Ben Ali succeeded President Habib Bourguiba in 1987. Bourguiba had ruled Tunisia since the French colony won independence in 1956. For the past 23 years, Ben Ali has ruthlessly suppressed all dissent. A US government cable published by WikiLeaks described Tunisia as a “police state,” even though Washington supports the regime.
Tunisia is officially a multi-party democracy, but Ben Ali consistently wins overwhelming majorities. In the last election in 2009 he won 89.62 percent of the vote. Two of the three rival candidates were his supporters and the third was not allowed to put up any posters.
Human Rights Watch said the election took place in “an atmosphere of repression.” The Committee to Protect Journalists said that 97 percent of media coverage was devoted to Ben Ali. The Tunisian journalists’ union was suppressed and journalist Taufik Ben Brik was sentenced to nine years imprisonment after he published articles in the French press. Le Monde journalist Florence Beaugé was deported.
The protests have broken out because the economic situation in Tunisia has deteriorated as a result of a decline in trade with Europe, the country’s main trading partner and source of tourism. Tunisia is heavily reliant on tourism and agriculture. There is now stiff competition from other Maghreb countries as well as Egypt and Israel for the tourist market and declining demand from cash-strapped Europeans.
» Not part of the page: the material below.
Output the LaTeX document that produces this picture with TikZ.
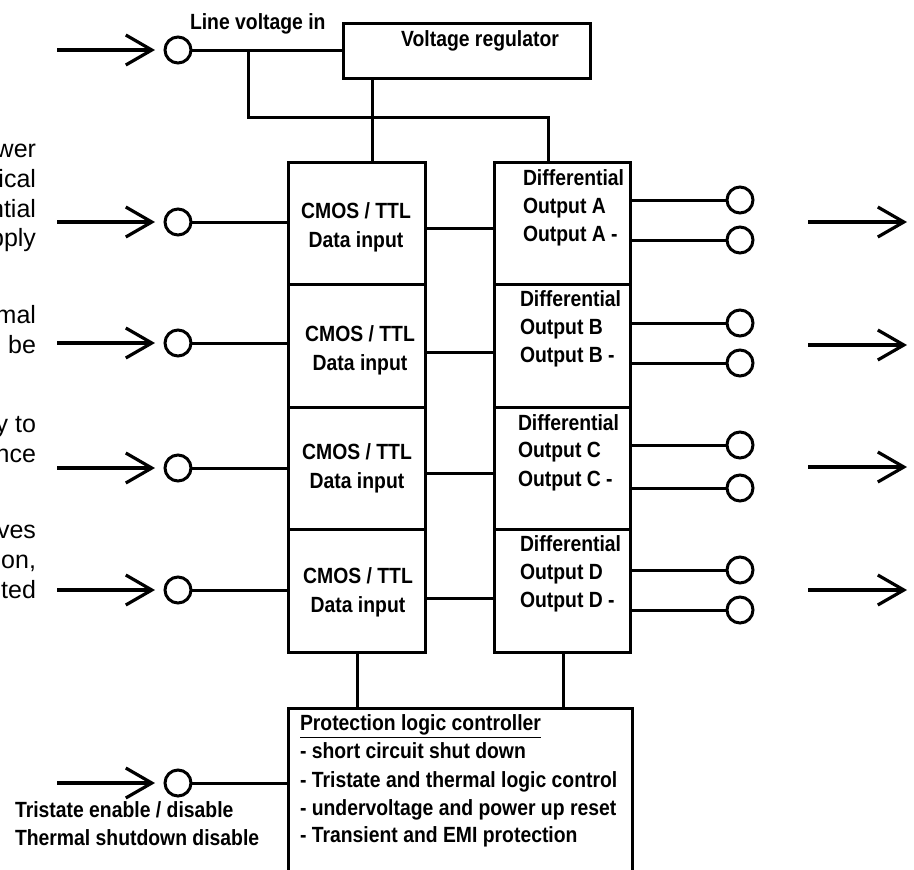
\documentclass[tikz,border=0pt]{standalone}
\usepackage{fontspec}
\setmainfont{Liberation Sans}
\newfontfamily\nb{Liberation Sans Bold}[FakeStretch=0.88]
\newfontfamily\rg{Liberation Sans}
\usetikzlibrary{arrows.meta}
\tikzset{
  ln/.style={line width=1.5pt},
  blk/.style={draw, line width=1.5pt, inner sep=0pt, outer sep=0pt},
  pin/.style={circle, draw, line width=1.5pt, minimum size=13pt, inner sep=0pt, outer sep=0pt, fill=white},
  arr/.style={line width=1.6pt, -{Straight Barb[length=13pt,width=15pt]}},
  bt/.style={font=\nb\fontsize{11pt}{14pt}\selectfont, inner sep=0pt, outer sep=0pt},
  rt/.style={font=\rg\fontsize{12.5pt}{15pt}\selectfont, inner sep=0pt, outer sep=0pt, anchor=base east}
}
\begin{document}
\begin{tikzpicture}[x=0.5pt,y=-0.5pt]
\useasboundingbox (0,0) rectangle (914,869);
\clip (0,0) rectangle (914,869);
\fill[white] (0,0) rectangle (914,869);

% voltage regulator
\node[blk, minimum width=123.5pt, minimum height=27.5pt] (reg) at (466.5,50.5) {};
\node[bt, anchor=base] (regt) at (480,46) {Voltage regulator};
\node[bt, anchor=base west] (lvt) at (190,29) {Line voltage in};

% boxes
\foreach \i/\yc in {1/223.25, 2/345.75, 3/468.25, 4/590.75} {
  \node[blk, minimum width=68.5pt, minimum height=61.25pt] (cm\i) at (356.5,\yc) {};
  \node[blk, minimum width=68pt, minimum height=61.25pt] (df\i) at (562,\yc) {};
}
\node[blk, minimum width=172pt, minimum height=86pt] (pr) at (460,794) {};

% input pins
\node[pin] (ciL) at (178,50) {};
\node[pin] (ci1) at (178,222) {};
\node[pin] (ci2) at (178,343) {};
\node[pin] (ci3) at (178,468) {};
\node[pin] (ci4) at (178,590) {};
\node[pin] (ciT) at (178,783) {};

% output pins
\node[pin] (co1a) at (740,200) {};
\node[pin] (co1b) at (740,240) {};
\node[pin] (co2a) at (740,323) {};
\node[pin] (co2b) at (740,363) {};
\node[pin] (co3a) at (740,445) {};
\node[pin] (co3b) at (740,488) {};
\node[pin] (co4a) at (740,570) {};
\node[pin] (co4b) at (740,610) {};

% input arrows
\foreach \n/\yy in {L/50, 1/222, 2/343, 3/468, 4/590, T/783} {
  \coordinate (a\n) at (57,\yy);
  \draw[arr] (a\n) -- ([xshift=-5pt]ci\n.west);
}
% output arrows
\foreach \n/\yy in {1/222, 2/345, 3/467, 4/590} {
  \coordinate (r\n s) at (808,\yy);
  \coordinate (r\n e) at (907,\yy);
  \draw[arr] (r\n s) -- (r\n e);
}

% power wiring
\draw[ln] (ciL.east) -- (ciL.east -| reg.west);
\coordinate (jL) at (248,50);
\coordinate (jR) at (548,117);
\draw[ln] (jL) |- (jR) -- (jR |- df1.north);
\coordinate (rv) at (372,0);
\draw[ln] (rv |- reg.south) -- (rv |- cm1.north);

% input wiring
\foreach \i in {1,2,3,4} {
  \draw[ln] (ci\i.east) -- (ci\i.east -| cm\i.west);
}
\draw[ln] (ciT.east) -- (ciT.east -| pr.west);

% cmos to differential
\draw[ln] (cm1.east |- 0,228) -- (df1.west |- 0,228);
\draw[ln] (cm2.east |- 0,352) -- (df2.west |- 0,352);
\draw[ln] (cm3.east |- 0,473) -- (df3.west |- 0,473);
\draw[ln] (cm4.east |- 0,598) -- (df4.west |- 0,598);

% outputs
\foreach \i in {1,2,3,4} {
  \draw[ln] (co\i a.west -| df\i.east) -- (co\i a.west);
  \draw[ln] (co\i b.west -| df\i.east) -- (co\i b.west);
}

% to protection
\coordinate (bv1) at (357,0);
\coordinate (bv2) at (563,0);
\draw[ln] (bv1 |- cm4.south) -- (bv1 |- pr.north);
\draw[ln] (bv2 |- df4.south) -- (bv2 |- pr.north);

% CMOS texts
\foreach \i/\xx/\ya/\yb in {1/356/218/247, 2/360/341/370, 3/357/459/488, 4/358/583/612} {
  \node[bt, anchor=base] (ct\i a) at (\xx,\ya) {CMOS / TTL};
  \node[bt, anchor=base] (ct\i b) at (\xx,\yb) {Data input};
}
% Differential texts
\foreach \i/\L/\xx/\ya/\yb/\yc in {1/A/523/185/213/241, 2/B/520/306/334/362, 3/C/518/430/457/486, 4/D/520/551/579/607} {
  \node[bt, anchor=base west] (dt\i a) at (\xx,\ya) {Differential};
  \node[bt, anchor=base west] (dt\i b) at (\xx,\yb) {Output \L};
  \node[bt, anchor=base west] (dt\i c) at (\xx,\yc) {Output \L\ -};
}

% protection text
\node[bt, anchor=base west] (pt1) at (300,730) {\underline{Protection logic controller}};
\node[bt, anchor=base west] (pt2) at (300,758) {- short circuit shut down};
\node[bt, anchor=base west] (pt3) at (300,787) {- Tristate and thermal logic control};
\node[bt, anchor=base west] (pt4) at (300,815) {- undervoltage and power up reset};
\node[bt, anchor=base west] (pt5) at (300,842) {- Transient and EMI protection};

% tristate label
\node[bt, anchor=base west] (tl1) at (15,817) {Tristate enable / disable};
\node[bt, anchor=base west] (tl2) at (15,845) {Thermal shutdown disable};

% left cut-off text
\foreach \n/\t/\yb in {1/wer/157, 2/ical/187, 3/ntial/217, 4/pply/246, 5/mal/323, 6/be/353, 7/{y to}/432, 8/nce/462, 9/ves/538, 10/{on,}/568, 11/ted/598} {
  \node[rt] (lt\n) at (36,\yb) {\t};
}
\end{tikzpicture}
\end{document}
But the economic problems facing Tunisia are not of a temporary character. They reflect long-standing efforts to reorient the economy to the global market under pressure from the major imperialist powers. A structural adjustment programme is in place, under which the prices of basic commodities are no longer subsidised. State-owned enterprises have been privatized and jobs slashed.
The government has hastened to promise development in the worst affected areas and measures to increase employment. Local officials in Sidi Bou Zid have been sacked and the national government reshuffled.
Nevertheless, social tensions have reached an unsustainable pitch. Writing for the London-based daily Asharq al Awsat, columnist Abdulrahman al Rashed warned that the protests point to a loss of political credibility.
He reported: “The demonstrations in Tunisia are refusing to stop; these have spread throughout the cities and even reached the nation’s capital, in a clear challenge to the state. Should we be concerned about Tunisia? Or is it just another crisis over the price of bread that will be settled by certain promises being made, and military force being used? In my opinion, Tunisia’s problem is more political than economic and goes beyond the anger of the unemployed masses. This is a problem of a lack of trust in the government, and the loss of [governmental] credibility.”
Al Rashed went on to point out that Tunisia is one of the most prosperous of Arab regimes in terms of per capita income, and one of the best educated. Noting that it has a higher growth rate than neighbouring Algeria, which possesses oil and gas reserves, he asked, “If the citizens of Tunis are dissatisfied, what can we say about the citizens of other Arab nations that are suffering from an even worse situation and reality?”